**What the exercise asks**. Nothing after the line with "plt.rcParams['axes.unicode_minus'] = False" belongs in the copy; extract the lines below from the top through that line, pictures left out.

● ● ● ● ●

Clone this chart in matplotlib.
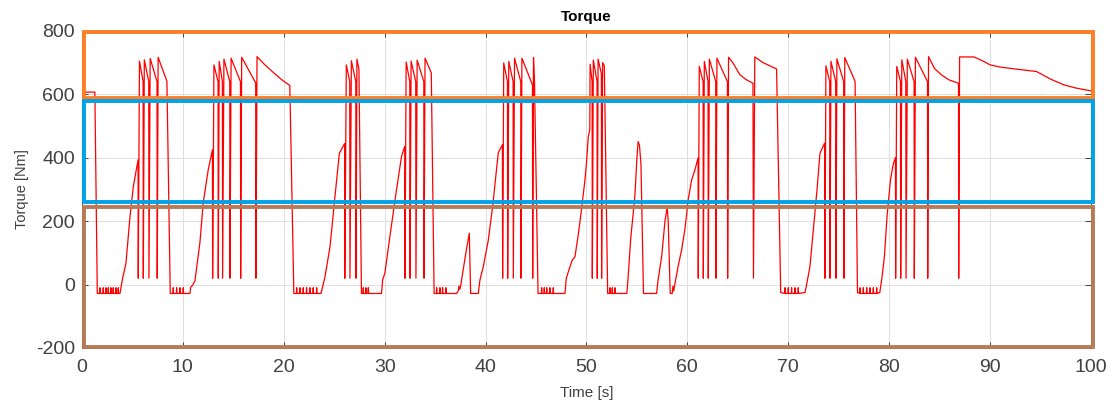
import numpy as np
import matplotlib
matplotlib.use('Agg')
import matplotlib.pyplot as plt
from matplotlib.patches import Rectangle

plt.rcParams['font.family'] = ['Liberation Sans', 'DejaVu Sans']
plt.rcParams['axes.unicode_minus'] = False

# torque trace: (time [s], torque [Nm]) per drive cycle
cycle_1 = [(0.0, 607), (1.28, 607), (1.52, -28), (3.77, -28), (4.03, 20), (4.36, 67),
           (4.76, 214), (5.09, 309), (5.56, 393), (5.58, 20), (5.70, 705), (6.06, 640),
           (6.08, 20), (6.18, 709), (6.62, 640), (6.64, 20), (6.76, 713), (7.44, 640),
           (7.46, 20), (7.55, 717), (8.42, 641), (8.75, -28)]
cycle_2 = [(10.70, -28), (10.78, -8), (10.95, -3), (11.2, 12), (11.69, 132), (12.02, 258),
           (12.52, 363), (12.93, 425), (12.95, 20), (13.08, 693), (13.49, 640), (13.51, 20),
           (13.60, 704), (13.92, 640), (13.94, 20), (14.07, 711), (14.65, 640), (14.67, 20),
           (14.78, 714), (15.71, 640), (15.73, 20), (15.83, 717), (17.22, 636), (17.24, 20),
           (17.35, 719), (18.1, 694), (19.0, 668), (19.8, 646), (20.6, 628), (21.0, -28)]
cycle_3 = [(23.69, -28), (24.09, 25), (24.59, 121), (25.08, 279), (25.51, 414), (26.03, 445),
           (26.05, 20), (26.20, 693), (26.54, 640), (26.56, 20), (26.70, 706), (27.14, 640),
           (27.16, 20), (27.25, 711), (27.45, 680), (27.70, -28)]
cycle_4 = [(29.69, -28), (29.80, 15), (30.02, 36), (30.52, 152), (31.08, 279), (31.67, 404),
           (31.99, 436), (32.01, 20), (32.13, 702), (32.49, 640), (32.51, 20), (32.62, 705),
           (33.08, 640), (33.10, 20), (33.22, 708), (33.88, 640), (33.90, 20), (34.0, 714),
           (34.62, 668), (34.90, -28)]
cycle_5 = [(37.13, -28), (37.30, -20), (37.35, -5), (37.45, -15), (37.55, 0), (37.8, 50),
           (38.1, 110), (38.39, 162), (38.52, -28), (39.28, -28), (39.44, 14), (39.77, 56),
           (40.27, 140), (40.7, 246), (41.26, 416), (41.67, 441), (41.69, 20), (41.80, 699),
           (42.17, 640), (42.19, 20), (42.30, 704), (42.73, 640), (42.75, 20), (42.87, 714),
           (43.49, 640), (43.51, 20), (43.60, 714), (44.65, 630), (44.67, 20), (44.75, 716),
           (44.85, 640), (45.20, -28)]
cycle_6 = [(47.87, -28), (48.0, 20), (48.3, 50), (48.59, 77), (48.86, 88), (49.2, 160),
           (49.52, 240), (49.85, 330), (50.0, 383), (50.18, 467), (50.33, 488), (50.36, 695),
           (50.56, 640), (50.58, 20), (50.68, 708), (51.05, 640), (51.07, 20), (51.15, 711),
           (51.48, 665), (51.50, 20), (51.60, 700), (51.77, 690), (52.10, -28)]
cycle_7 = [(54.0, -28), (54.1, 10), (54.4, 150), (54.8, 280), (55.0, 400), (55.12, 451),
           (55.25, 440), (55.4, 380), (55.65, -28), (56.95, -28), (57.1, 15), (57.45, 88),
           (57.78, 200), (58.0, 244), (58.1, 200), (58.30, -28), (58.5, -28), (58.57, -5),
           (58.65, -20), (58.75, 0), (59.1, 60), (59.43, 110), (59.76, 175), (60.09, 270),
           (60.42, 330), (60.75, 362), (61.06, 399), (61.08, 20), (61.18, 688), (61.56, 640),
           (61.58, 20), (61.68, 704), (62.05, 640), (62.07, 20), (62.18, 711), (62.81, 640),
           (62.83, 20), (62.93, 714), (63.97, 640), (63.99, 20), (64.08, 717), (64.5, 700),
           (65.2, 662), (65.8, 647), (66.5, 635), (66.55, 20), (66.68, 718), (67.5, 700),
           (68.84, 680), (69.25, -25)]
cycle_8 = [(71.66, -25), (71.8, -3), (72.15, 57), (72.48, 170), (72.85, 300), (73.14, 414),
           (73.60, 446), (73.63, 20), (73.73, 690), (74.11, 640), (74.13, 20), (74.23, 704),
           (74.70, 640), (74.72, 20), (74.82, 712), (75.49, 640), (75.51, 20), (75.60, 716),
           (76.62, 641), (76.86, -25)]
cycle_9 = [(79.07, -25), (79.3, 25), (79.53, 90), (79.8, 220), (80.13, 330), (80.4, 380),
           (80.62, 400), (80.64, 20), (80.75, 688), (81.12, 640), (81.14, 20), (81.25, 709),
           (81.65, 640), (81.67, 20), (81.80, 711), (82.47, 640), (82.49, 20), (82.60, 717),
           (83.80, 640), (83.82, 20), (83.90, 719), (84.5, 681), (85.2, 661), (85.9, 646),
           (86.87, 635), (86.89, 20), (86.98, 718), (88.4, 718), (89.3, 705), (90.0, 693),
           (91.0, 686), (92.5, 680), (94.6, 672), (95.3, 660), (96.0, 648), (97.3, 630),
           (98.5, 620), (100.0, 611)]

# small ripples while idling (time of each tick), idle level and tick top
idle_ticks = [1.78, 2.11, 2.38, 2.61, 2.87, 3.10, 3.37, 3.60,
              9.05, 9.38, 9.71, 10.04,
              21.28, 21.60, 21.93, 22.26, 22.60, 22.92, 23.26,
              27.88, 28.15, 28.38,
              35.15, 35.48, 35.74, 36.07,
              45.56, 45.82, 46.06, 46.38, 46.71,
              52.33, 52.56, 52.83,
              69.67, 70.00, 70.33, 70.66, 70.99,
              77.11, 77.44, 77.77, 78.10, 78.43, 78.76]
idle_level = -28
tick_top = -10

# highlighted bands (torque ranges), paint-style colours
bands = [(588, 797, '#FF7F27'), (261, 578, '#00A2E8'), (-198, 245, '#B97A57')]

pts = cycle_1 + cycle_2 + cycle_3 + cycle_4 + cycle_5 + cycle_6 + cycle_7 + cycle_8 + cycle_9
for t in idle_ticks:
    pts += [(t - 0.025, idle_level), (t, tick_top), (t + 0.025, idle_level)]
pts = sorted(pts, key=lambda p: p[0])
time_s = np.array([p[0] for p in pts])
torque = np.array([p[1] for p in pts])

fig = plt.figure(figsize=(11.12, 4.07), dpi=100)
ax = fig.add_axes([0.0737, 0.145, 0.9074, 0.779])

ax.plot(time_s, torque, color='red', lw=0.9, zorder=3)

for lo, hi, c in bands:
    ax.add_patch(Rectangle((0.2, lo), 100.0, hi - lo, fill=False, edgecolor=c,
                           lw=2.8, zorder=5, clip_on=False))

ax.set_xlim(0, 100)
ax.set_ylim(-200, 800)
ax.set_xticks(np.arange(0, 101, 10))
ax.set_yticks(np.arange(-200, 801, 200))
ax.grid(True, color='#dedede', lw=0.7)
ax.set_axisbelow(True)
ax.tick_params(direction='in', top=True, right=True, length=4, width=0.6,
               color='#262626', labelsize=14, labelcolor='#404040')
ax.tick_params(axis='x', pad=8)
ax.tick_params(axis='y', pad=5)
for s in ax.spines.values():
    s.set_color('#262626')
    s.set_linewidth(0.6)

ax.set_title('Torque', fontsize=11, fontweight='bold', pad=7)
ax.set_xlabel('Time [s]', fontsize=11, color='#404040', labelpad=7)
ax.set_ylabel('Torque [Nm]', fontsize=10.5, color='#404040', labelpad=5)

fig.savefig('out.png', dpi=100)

● ● ● ● ●

**Finished exercise**.
Clone this chart in matplotlib.
import numpy as np
import matplotlib
matplotlib.use('Agg')
import matplotlib.pyplot as plt
from matplotlib.patches import Rectangle

plt.rcParams['font.family'] = ['Liberation Sans', 'DejaVu Sans']
plt.rcParams['axes.unicode_minus'] = False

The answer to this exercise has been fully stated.